Turkish exchange student 'murdered by PKK' in Poland

Turkish exchange student 'murdered by PKK' in Poland
A Turkish national has been arrested on charges of murdering a Turkish exchange student in Poland, in what some are claiming is a politically-motivated attack.
2 min read
13 March, 2019
Turkish media are claiming the attack was politically motivated [Getty]
A Turkish exchange student was stabbed to death in a Polish shopping mall on Saturday by a Turkish national, in a murky saga that Turkish media are claiming to be a politically-motivated attack, despite the alleged assailant being reported missing and potentially killed by the government last year.

Furkan Kocaman, an Erasmus exchange student from Konya, was reportedly eating with a friend in the shopping centre in Wroclaw when he was stabbed in the neck and died at the scene, according to a statement from his family members.

The assailant, confirmed by the Turkish Embassy as Muhammet Emektar, was caught by police while trying to flee the scene. Emektar is "a sympathiser of the PKK" according to Hüseyin Özgül, Kocaman's grandfather and the local head of Konya's Köprübaşı neighborhood.

The Kurdistan Workers' Party (PKK) is outlawed in Turkey and has been designated as a terrorist group since 2005, after waging a bloody insurgency for Kurdish autonomy in the country's east.

However in a murky turn of events, reports have surfaced that a Turkish human rights NGO reported Emektar missing in April 2018, claiming he had been killed by the government.

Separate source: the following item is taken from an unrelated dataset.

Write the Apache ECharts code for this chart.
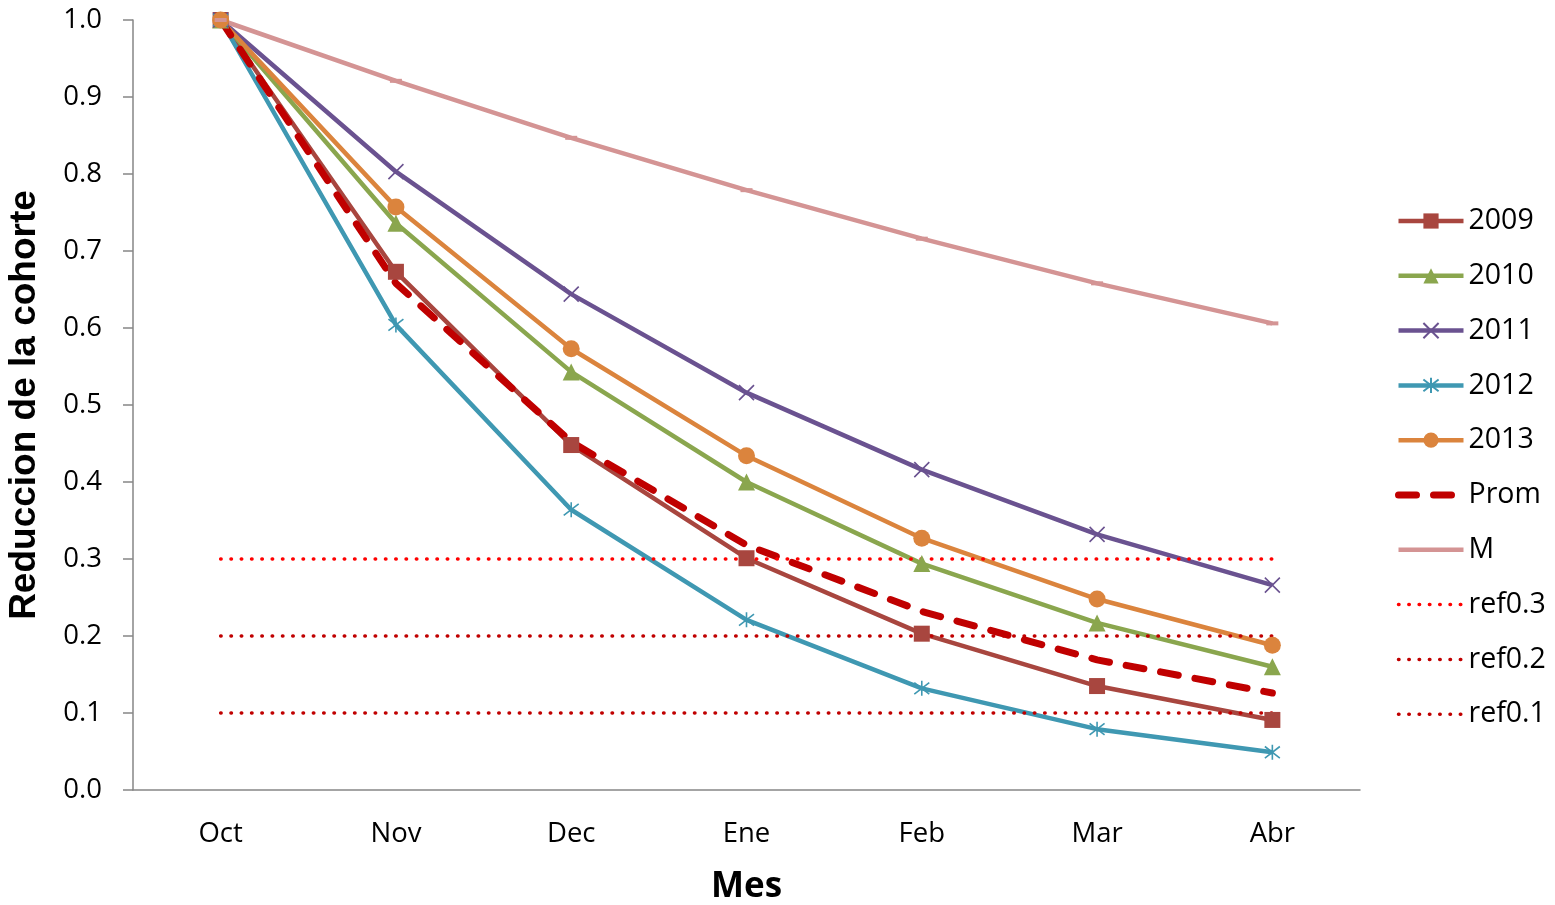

The Ankara-based Human Rights Association (IHD), which has ties to the pro-Kurdish HDP party, claimed 29-year-old Emektar had been missing since April 30, reportedly holding several press conferences in which it maintained he had been killed off by the government. IHD have not yet made a statement on Emektar's arrest.

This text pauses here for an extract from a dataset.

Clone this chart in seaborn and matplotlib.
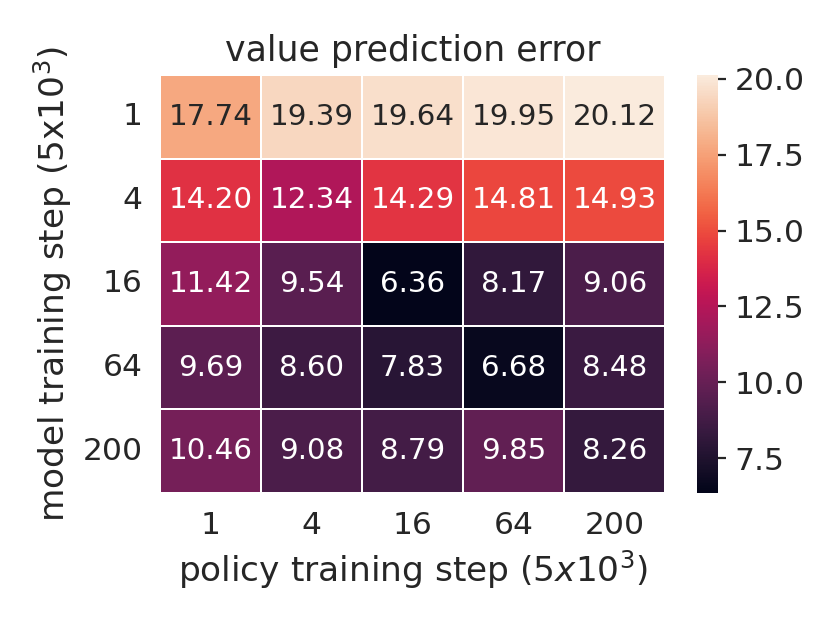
import numpy as np
import pandas as pd
import matplotlib
matplotlib.use("Agg")
import matplotlib.pyplot as plt
import seaborn as sns

model_steps = ["1", "4", "16", "64", "200"]
policy_steps = ["1", "4", "16", "64", "200"]
errors = [
    [17.74, 19.39, 19.64, 19.95, 20.12],
    [14.20, 12.34, 14.29, 14.81, 14.93],
    [11.42, 9.54, 6.36, 8.17, 9.06],
    [9.69, 8.60, 7.83, 6.68, 8.48],
    [10.46, 9.08, 8.79, 9.85, 8.26],
]

sns.set_theme(style="white", context="notebook")

df = pd.DataFrame(errors, index=model_steps, columns=policy_steps)

fig = plt.figure(figsize=(8.3 / 2, 6.23 / 2), dpi=200)
ax = fig.add_axes([160 / 830, 1 - 493 / 623, (665 - 160) / 830, (493 - 75) / 623])
cax = fig.add_axes([697 / 830, 1 - 493 / 623, (718 - 697) / 830, (493 - 75) / 623])

sns.heatmap(df, annot=True, fmt=".2f", linewidths=0.6, linecolor="white",
            annot_kws={"size": 10.6}, ax=ax, cbar_ax=cax)
ax.set_title("value prediction error", fontsize=12.5, pad=5)
ax.set_xlabel("policy training step ($5x10^3$)", fontsize=12.4, labelpad=3)
ax.set_ylabel("model training step (5x10$^3$)", fontsize=12.4, labelpad=3)
ax.tick_params(axis="y", rotation=0)
ax.tick_params(axis="both", length=0, pad=6.3, labelsize=11.3)
cax.tick_params(axis="y", length=3, width=0.8, right=True, labelsize=11.3, pad=3)
cax.set_yticks([7.5, 10.0, 12.5, 15.0, 17.5, 20.0])
cax.set_yticklabels(["7.5", "10.0", "12.5", "15.0", "17.5", "20.0"])

fig.savefig("out.png", dpi=200)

Since the failed coup against Erdogan's government in 2016, over 77,000 people have been jailed pending trial in a far-reaching clampdown on suspected coup supporters, including Islamists and pro-Kurdish factions. Some 15,000 in the military have also been sacked.

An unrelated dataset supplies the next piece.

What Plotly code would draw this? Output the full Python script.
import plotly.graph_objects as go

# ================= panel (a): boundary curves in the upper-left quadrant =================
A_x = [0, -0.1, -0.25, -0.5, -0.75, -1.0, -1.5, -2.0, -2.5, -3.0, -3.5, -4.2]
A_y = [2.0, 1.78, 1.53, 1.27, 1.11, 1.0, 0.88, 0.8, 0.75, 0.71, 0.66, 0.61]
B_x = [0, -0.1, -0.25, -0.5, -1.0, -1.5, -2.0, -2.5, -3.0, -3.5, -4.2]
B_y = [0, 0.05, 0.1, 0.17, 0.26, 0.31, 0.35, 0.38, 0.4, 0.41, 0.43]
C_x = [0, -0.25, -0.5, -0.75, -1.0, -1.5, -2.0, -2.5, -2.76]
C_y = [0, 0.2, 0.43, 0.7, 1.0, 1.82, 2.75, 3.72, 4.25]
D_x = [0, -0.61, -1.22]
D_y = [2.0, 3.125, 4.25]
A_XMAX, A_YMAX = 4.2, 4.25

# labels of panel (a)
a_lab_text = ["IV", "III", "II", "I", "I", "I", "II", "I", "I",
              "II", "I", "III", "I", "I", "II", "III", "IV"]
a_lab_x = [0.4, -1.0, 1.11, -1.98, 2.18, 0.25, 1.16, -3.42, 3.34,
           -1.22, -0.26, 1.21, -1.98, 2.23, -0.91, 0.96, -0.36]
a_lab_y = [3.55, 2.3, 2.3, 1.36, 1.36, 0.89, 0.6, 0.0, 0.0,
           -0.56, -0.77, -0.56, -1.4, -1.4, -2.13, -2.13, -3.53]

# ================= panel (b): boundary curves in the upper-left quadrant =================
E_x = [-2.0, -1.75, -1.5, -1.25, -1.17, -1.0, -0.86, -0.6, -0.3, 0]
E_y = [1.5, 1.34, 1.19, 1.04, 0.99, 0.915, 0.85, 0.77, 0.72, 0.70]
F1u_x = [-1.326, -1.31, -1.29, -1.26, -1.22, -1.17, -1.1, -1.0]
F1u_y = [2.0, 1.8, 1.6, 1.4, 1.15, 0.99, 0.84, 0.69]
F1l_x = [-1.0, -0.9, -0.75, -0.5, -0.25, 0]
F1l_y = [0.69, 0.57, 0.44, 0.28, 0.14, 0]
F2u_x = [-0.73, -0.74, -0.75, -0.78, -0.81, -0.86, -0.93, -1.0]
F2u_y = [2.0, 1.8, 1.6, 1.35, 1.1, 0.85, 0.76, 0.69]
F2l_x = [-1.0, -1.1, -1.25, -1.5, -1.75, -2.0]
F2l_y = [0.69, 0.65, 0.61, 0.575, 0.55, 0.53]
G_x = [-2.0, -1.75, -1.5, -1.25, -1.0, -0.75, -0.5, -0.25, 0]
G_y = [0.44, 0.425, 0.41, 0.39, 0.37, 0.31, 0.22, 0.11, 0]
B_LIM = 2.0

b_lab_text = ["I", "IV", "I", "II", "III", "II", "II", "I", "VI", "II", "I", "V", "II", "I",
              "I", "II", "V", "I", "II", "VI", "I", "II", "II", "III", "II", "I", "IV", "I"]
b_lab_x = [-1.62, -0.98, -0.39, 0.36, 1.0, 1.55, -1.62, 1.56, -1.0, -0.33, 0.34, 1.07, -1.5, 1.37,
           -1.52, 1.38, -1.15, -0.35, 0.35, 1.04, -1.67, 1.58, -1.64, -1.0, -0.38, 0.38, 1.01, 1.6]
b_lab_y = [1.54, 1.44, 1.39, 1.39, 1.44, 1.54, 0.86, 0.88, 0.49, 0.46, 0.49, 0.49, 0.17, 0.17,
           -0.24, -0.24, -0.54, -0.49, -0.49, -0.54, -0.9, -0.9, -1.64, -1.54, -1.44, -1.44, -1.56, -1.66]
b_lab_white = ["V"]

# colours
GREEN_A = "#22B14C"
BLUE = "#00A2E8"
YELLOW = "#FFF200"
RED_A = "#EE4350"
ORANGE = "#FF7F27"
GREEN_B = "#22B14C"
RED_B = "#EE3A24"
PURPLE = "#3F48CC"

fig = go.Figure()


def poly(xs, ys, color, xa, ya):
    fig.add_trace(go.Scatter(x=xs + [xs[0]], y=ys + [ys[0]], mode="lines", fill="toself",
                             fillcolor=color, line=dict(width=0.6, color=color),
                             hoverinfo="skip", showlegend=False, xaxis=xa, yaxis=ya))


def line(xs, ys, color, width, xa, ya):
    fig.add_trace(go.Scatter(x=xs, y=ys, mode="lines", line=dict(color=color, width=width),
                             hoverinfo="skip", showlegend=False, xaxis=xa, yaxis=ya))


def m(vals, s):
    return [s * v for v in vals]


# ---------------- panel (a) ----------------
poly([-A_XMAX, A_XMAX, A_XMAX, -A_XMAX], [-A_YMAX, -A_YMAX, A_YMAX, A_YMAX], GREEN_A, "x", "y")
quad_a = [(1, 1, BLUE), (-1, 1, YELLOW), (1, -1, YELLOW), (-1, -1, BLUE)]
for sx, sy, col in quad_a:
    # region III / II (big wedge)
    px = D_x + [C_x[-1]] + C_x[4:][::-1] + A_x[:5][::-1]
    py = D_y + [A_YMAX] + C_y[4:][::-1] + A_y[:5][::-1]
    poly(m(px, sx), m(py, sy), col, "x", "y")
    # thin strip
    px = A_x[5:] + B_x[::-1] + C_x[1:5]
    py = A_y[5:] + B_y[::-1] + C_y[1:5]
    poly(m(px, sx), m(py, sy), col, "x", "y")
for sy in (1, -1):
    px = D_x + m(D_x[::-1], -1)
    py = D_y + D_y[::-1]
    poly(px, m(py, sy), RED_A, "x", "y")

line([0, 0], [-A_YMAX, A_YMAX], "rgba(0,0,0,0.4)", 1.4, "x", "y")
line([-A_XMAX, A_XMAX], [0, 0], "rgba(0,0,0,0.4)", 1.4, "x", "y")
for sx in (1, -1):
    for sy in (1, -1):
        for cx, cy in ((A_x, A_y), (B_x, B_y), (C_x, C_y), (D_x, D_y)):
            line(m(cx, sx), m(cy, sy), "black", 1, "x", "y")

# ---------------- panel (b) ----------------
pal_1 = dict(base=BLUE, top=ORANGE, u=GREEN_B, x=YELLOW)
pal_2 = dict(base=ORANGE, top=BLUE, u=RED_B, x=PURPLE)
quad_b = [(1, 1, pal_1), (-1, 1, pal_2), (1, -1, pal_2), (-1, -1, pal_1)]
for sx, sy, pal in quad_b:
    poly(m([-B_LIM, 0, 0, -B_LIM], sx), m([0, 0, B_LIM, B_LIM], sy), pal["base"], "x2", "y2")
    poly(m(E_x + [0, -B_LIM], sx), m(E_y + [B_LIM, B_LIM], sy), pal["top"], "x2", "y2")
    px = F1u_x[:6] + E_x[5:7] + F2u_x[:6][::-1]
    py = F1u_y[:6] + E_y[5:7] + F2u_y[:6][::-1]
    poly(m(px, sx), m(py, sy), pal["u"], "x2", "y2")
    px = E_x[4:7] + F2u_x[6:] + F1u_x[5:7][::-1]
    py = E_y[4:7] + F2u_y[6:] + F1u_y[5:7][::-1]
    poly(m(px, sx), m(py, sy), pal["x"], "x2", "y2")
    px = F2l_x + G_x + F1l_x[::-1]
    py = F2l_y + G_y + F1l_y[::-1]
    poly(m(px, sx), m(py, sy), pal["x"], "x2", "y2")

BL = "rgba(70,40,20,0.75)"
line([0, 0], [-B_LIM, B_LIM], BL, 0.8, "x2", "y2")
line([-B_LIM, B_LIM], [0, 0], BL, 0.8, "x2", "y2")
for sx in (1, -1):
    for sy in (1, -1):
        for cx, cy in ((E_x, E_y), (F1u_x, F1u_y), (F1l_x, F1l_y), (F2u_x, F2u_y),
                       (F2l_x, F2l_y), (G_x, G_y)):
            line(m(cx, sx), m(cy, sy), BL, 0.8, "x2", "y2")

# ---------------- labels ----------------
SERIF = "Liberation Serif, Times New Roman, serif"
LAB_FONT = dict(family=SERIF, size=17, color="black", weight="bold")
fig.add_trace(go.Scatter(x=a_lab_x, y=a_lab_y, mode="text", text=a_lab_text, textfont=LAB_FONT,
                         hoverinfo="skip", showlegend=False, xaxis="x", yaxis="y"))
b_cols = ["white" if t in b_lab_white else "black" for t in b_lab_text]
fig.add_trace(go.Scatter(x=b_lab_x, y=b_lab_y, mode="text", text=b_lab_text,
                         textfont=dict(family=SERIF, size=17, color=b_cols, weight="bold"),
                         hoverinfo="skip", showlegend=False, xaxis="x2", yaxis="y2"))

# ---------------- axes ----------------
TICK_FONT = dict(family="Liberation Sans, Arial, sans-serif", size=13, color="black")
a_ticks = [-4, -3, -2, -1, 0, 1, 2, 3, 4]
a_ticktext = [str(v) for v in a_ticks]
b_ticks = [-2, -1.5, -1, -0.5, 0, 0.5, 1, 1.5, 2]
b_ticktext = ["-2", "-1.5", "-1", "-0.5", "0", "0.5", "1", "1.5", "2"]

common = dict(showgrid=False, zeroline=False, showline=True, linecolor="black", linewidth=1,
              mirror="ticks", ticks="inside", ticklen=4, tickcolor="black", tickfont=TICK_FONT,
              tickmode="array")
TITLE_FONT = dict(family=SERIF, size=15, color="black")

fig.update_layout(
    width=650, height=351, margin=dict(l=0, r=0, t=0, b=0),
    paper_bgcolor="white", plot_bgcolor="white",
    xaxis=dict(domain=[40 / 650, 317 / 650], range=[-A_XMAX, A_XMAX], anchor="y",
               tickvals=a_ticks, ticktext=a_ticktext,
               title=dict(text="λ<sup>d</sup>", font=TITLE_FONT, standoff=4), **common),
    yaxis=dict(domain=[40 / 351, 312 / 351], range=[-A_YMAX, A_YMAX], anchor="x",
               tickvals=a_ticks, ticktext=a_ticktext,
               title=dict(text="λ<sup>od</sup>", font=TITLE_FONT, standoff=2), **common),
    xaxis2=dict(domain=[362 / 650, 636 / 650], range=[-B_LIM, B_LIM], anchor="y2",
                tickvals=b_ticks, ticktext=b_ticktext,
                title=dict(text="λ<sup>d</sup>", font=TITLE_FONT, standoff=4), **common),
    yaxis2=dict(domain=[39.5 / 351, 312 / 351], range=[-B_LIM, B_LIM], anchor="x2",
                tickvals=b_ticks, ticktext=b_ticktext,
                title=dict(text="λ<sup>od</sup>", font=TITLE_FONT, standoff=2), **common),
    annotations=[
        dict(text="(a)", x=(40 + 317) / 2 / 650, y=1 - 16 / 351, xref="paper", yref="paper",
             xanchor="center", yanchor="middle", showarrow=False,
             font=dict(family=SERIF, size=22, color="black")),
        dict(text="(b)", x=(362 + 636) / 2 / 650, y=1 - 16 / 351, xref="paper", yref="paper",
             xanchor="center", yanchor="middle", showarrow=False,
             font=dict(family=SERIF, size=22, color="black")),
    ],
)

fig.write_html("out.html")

The leader of the HDP party, Selhattin Demirtas, was also detained in 2016. The charismatic politician is charged with a string of offences, including terrorist propaganda, for which he faces up to 142 years' imprisonment. International bodies includes the EU have repeatedly called for his release.

The armed Kurdish insurgency began in 1984. To date, the conflict has killed approximately 40,000 people.